North Waziristan Agency is now the focus of the government given that most of the militants have reportedly moved here from South Waziristan.
“All of the leadership is in North Waziristan,” said Mr Mohmand. “Almost 80 per cent of the Mehsud tribes have left South Waziristan.”
In Mr Mohmand’s view, the strikes will also have an impact on peace talks with the TTP.
“As far as the peace talks are concerned, the Mohmand and Bajaur factions of the TTP have already announced that negotiations can’t go ahead in the shadow of the air strikes,” he explained. “The North Waziristan militants are on the run and are involved in infighting so they are unable to decide anything.”
According to Mr Mohmand, “contact was made between Maulana Yousaf Shah and Qari Shakeel-ur-Rehman of the TTP shura two weeks ago. The Taliban conveyed the message that they are waiting for a second meeting with the government committee but then the air strikes spoiled the environment. We are now unaware about the Taliban’s mood, but I think that the government has to go back to talks even if it is after two months.”
However, Mr Mohmand believes there were other reasons, too, that held back the peace process.
“There was a lukewarm response from both sides,” he explained. “The government should have released at least eight to ten non-combatant prisoners to help the negotiators convince the TTP to release Professor Ajmal Khan, the sons of Salmaan Taseer and Yousaf Raza Gilani, and several other people kidnapped by them. But this never happened. Then, certain TTP leaders think that they won’t be getting amnesty, so the process could not work.”
According to Mr Mohmand, “the militants asked for a safe place to hold talks with the government, in the Shaktoi area of South Waziristan, because of the lower presence of the army there and because they would have been able to sneak back into North Waziristan in case of an attack by the Americans. But the government refused to meet that demand, too.”
Nevertheless, he says, “I believe that talks are the only way forward.”
At the same time, he believes that the TTP is losing its strength.

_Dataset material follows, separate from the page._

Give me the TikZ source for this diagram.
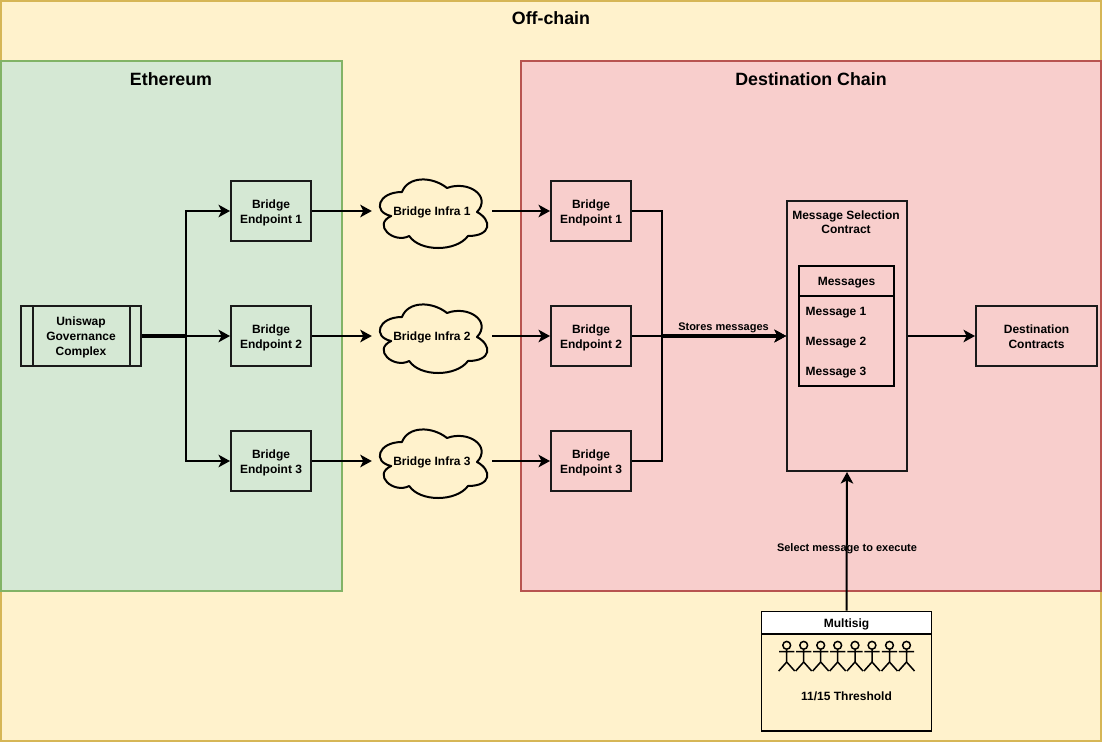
\documentclass[tikz,border=0pt]{standalone}
\usepackage{fontspec}
\setmainfont{Liberation Sans}
\usetikzlibrary{arrows.meta}
\definecolor{yfill}{HTML}{FFF2CC}\definecolor{ydraw}{HTML}{D6B656}
\definecolor{gfill}{HTML}{D5E8D4}\definecolor{gdraw}{HTML}{82B366}
\definecolor{rfill}{HTML}{F8CECC}\definecolor{rdraw}{HTML}{B85450}
\definecolor{ink}{HTML}{1A1A1A}
\tikzset{
  x=1pt,y=-1pt,
  title/.style={font=\fontsize{17.8}{21}\selectfont\bfseries,inner sep=0pt},
  labelfont/.style={font=\fontsize{12}{15}\selectfont\bfseries,align=center,inner sep=0pt},
  smallfont/.style={font=\fontsize{11}{13}\selectfont\bfseries,align=center,inner sep=0pt},
  boxst/.style={draw=ink,line width=2pt,minimum width=80pt,minimum height=60pt,labelfont,text height=25.2pt,text depth=0pt},
  arrowst/.style={draw=black,line width=2pt,-{Stealth[length=11.5pt,width=12.5pt,inset=3pt]}},
  mergeline/.style={draw=black,line width=3.1pt},
  cloudbox/.style={minimum width=120pt,minimum height=80pt,labelfont,text depth=0pt},
  thinbox/.style={draw=black,line width=1.8pt},
  actor/.style={draw=black,line width=1.5pt}
}
\newcommand{\cloudshape}[2]{%
  \draw[draw=black,line width=2pt,line join=round,shift={(#1,#2)}]
  (30,20) .. controls (6,20) and (0,40) .. (19.2,44)
  .. controls (0,52.8) and (21.6,72) .. (37.2,64)
  .. controls (48,80) and (84,80) .. (96,64)
  .. controls (120,64) and (120,48) .. (105,40)
  .. controls (120,24) and (96,8) .. (75,16)
  .. controls (60,4) and (36,4) .. (30,20) -- cycle;}
\newcommand{\actorfig}[1]{%
  \draw[actor,shift={(#1,0)}] (0,645.3) circle (3.9pt)
    (0,649.2) -- (0,662) (-7.6,651.7) -- (7.6,651.7)
    (0,662) -- (-8,671) (0,662) -- (8,671);}
\begin{document}
\begin{tikzpicture}
\useasboundingbox (0,0) rectangle (1102,742);
% zones
\filldraw[fill=yfill,draw=ydraw,line width=2pt] (1,1) rectangle (1101,741);
\node[title] (tOff) at (551,18.5) {Off-chain};
\filldraw[fill=gfill,draw=gdraw,line width=2pt] (1,61) rectangle (341.5,591);
\node[title] (tEth) at (171,79.5) {Ethereum};
\filldraw[fill=rfill,draw=rdraw,line width=2pt] (521,61) rectangle (1101,591);
\node[title] (tDst) at (811,79.5) {Destination Chain};
% governance
\node[boxst,minimum width=120pt,text height=38.8pt] (gov) at (81,336) {Uniswap\\Governance\\Complex};
\draw[draw=ink,line width=2pt] ([xshift=12.5pt]gov.north west) -- ([xshift=12.5pt]gov.south west);
\draw[draw=ink,line width=2pt] ([xshift=-12.5pt]gov.north east) -- ([xshift=-12.5pt]gov.south east);
% endpoints left
\node[boxst] (la) at (271,211) {Bridge\\Endpoint 1};
\node[boxst] (lb) at (271,336) {Bridge\\Endpoint 2};
\node[boxst] (lc) at (271,461) {Bridge\\Endpoint 3};
% clouds
\cloudshape{372}{172}\node[cloudbox] (ca) at (432,211) {Bridge Infra 1};
\cloudshape{372}{297}\node[cloudbox] (cb) at (432,336) {Bridge Infra 2};
\cloudshape{372}{422}\node[cloudbox] (cc) at (432,461) {Bridge Infra 3};
% endpoints right
\node[boxst] (ra) at (591,211) {Bridge\\Endpoint 1};
\node[boxst] (rb) at (591,336) {Bridge\\Endpoint 2};
\node[boxst] (rc) at (591,461) {Bridge\\Endpoint 3};
% contract
\node[draw=ink,line width=2pt,minimum width=120pt,minimum height=270pt] (msc) at (847,336) {};
\node[font=\fontsize{12}{14.5}\selectfont\bfseries,align=center,inner sep=0pt,anchor=north] (msct) at (846,210.5) {Message Selection\\Contract};
\node[thinbox,minimum width=95pt,minimum height=30pt,labelfont,text height=9pt,text depth=0pt] (mh) at (846.5,281) {Messages};
\node[thinbox,minimum width=95pt,minimum height=90pt] (mb) at (846.5,341) {};
\node[labelfont,anchor=west] (m1) at (805.5,312.5) {Message 1};
\node[labelfont,anchor=west] (m2) at (805.5,342.5) {Message 2};
\node[labelfont,anchor=west] (m3) at (805.5,372.5) {Message 3};
\node[boxst,minimum width=121pt] (dc) at (1036.5,336) {Destination\\Contracts};
% multisig
\node[thinbox,minimum width=170pt,minimum height=119.5pt] (ms) at (846.5,671.25) {};
\node[thinbox,fill=white,minimum width=170pt,minimum height=22.5pt,labelfont,text height=9pt,text depth=0pt] (msh) at (846.5,622.75) {Multisig};
\foreach \ax in {786.7,803.7,820.7,837.7,855,872,889.5,906.5} {\actorfig{\ax}}
\node[labelfont] (th) at (846.5,696) {11/15 Threshold};
% connectors
\coordinate (j1) at (186,336);
\draw[arrowst] (gov.east) -- (j1) |- (la.west);
\draw[arrowst] (gov.east) -- (lb.west);
\draw[arrowst] (gov.east) -- (j1) |- (lc.west);
\draw[mergeline] (gov.east) -- (j1);
\draw[arrowst] (la.east) -- (ca.west);
\draw[arrowst] (lb.east) -- (cb.west);
\draw[arrowst] (lc.east) -- (cc.west);
\draw[arrowst] (ca.east) -- (ra.west);
\draw[arrowst] (cb.east) -- (rb.west);
\draw[arrowst] (cc.east) -- (rc.west);
\coordinate (j2) at (662,336);
\coordinate (j3) at (778,336);
\draw[arrowst] (ra.east) -| (j2) -- (msc.west);
\draw[arrowst] (rb.east) -- (msc.west);
\draw[arrowst] (rc.east) -| (j2) -- (msc.west);
\draw[mergeline] (j2) -- (j3);
\draw[arrowst] (msc.east) -- (dc.west);
\draw[arrowst] (msh.north) -- (msc.south);
\node[smallfont] (lStore) at (723.5,328) {Stores messages};
\node[smallfont] (lSel) at (847,548.5) {Select message to execute};
\end{tikzpicture}
\end{document}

“They have differences and clashes among themselves,” he explained. “Then, there is the dearth of resources and volunteers, while the fighters are fatigued. The local population wants peace, so I don’t think they can continue longer in this situation. A low-key insurgency can prevail for the next 10 or 20 years, but it has become quite difficult for them to keep the full-scale insurgency going across the country.”
Mr Mohmand also said that the number of foreign militants has also been reduced to a few hundred.
“Up to 300 or 400 foreign militants remain in Pakistan,” he explained. “They are Uzbek, Chechen, Turkmen and Arabs.”
He admits that the army has its justifications for the strikes after nine soldiers were killed in an attack on the forces, but opposes the widespread action.
“It was wrong to expand the area of operation,” he asserted. “The strikes should have been confined to recognised targets only.”
Asked about the possible result of the ongoing strikes and peace efforts, Mr Mohmand said that the government may be able to sign an accord with a faction of the TTP but several splinter groups would defy it.
“For a permanent solution, you will have to involve local tribesmen and disarm the militants through talks,” he said. “Then you can give them amnesty and include them in the mainstream on the assurance of the tribal elders.”